Wireless Mesh Networks (WMN) are receiving growing attention. They can widely find applications in Wireless Local Area Networks (WLAN), Wireless Metropolitan Area Networks (WMAN), Wireless Personal Area Networks (WPAN) and Wireless Sensor Networks (WSN), helping to substantially improve the network performance, cut down the operation cost and bring more convenience to both operators and end users. There are lots of open research issues in the field. Among them, the design of the Media Access
Control (MAC) protocol is the most challenging one.

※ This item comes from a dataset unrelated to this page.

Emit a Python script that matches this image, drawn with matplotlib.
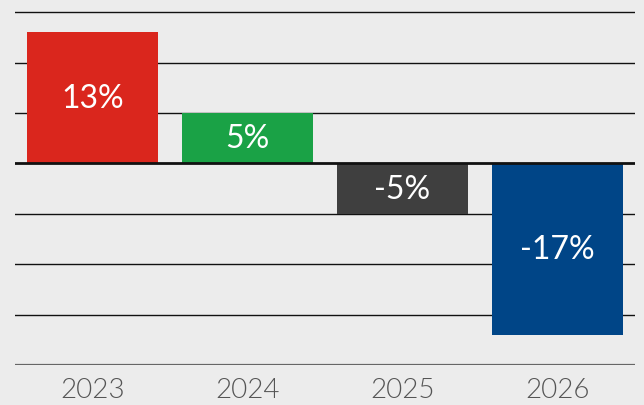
import matplotlib
matplotlib.use("Agg")
import matplotlib.pyplot as plt

# variacion anual
anios = ["2023", "2024", "2025", "2026"]
valores = [13, 5, -5, -17]
colores = ["#da261d", "#1aa246", "#3f3f3f", "#004587"]

plt.rcParams['font.family'] = ['Lato', 'DejaVu Sans']

fig = plt.figure(figsize=(6.44, 4.06), dpi=100, facecolor="#ececec")
ax = fig.add_axes([15 / 644, 40 / 406, 620 / 644, 366 / 406])
ax.set_facecolor("#ececec")

x = range(len(anios))
barras = ax.bar(x, valores, width=0.84, color=colores, zorder=3)

# lineas horizontales
for y in range(-20, 16, 5):
    if y == 0:
        ax.axhline(y, color="#111111", lw=2.0, zorder=4)
    elif y == -20:
        ax.axhline(y, color="#666666", lw=1.6, zorder=2)
    else:
        ax.axhline(y, color="#111111", lw=1.0, zorder=2)

for b, v in zip(barras, valores):
    ax.text(b.get_x() + b.get_width() / 2, v / 2, f"{v}%",
            ha="center", va="center", color="white", fontsize=23,
            fontweight="normal", zorder=5)

ax.set_xlim(-0.5, 3.5)
ax.set_ylim(-20, 16.3)
ax.set_xticks(list(x))
ax.set_xticklabels(anios, fontweight=300)
ax.tick_params(axis="x", length=0, pad=9, labelsize=20, labelcolor="#555555")
ax.set_yticks([])
for s in ax.spines.values():
    s.set_visible(False)

fig.savefig("out.png", dpi=100, facecolor=fig.get_facecolor())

This thesis proposes Mesh Distributed Coordination Function (MDCF), a novel MAC protocol that can be used to construct efficient WMNs supporting Quality of Service (QoS). MDCF applies Time Division Multiple Access (TDMA) to share the radio medium in a fully distributed manner. It is able to run on a single frequency channel independent of physical schemes. Transmissions in MDCF networks take place in periodic time slots in a dynamic Time Division Duplex (TDD) mode of operation. A novel synchronization algorithm, operating under fully distributed control, is proposed for synchronizing mesh points (MP) for TDMA operation in the multi-hop environment. MDCF is well designed to properly handle highly loaded situations, hidden stations, exposed stations and capture effect which usually appear in a mesh environment and may dramatically deteriorate the network performance. For QoS support, besides a prioritized, collision eliminating and fair channel access mechanism, a distributed Radio Resource Control (RRC) protocol is used to evaluate and allocate a fair portion of bandwidth to a specific traffic flow. The assigned portion of the bandwidth for a flow is adaptable with the traffic load and overall channel utilization. As a result, MDCF is able to efficiently exploit channel capacity, fairly distribute bandwidth and support multi-hop relaying of a large number of concurrent various traffic services in a WMN.

The performance of MDCF is extensively evaluated by both analytical and simulation approaches. The results exhibit the outstanding performance of MDCF, significantly outperforming the IEEE 802.11 Distributed Coordination Function (DCF) and Enhanced Distributed Coordinated Access (EDCA), in both single-hop and mesh environments.

MDCF has been submitted as a MAC proposal for the IEEE 802.11 Task Group s (TGs), which is formed to develop mesh WLANs. It can also be tailored for WMAN, WPAN and WSN mesh applications.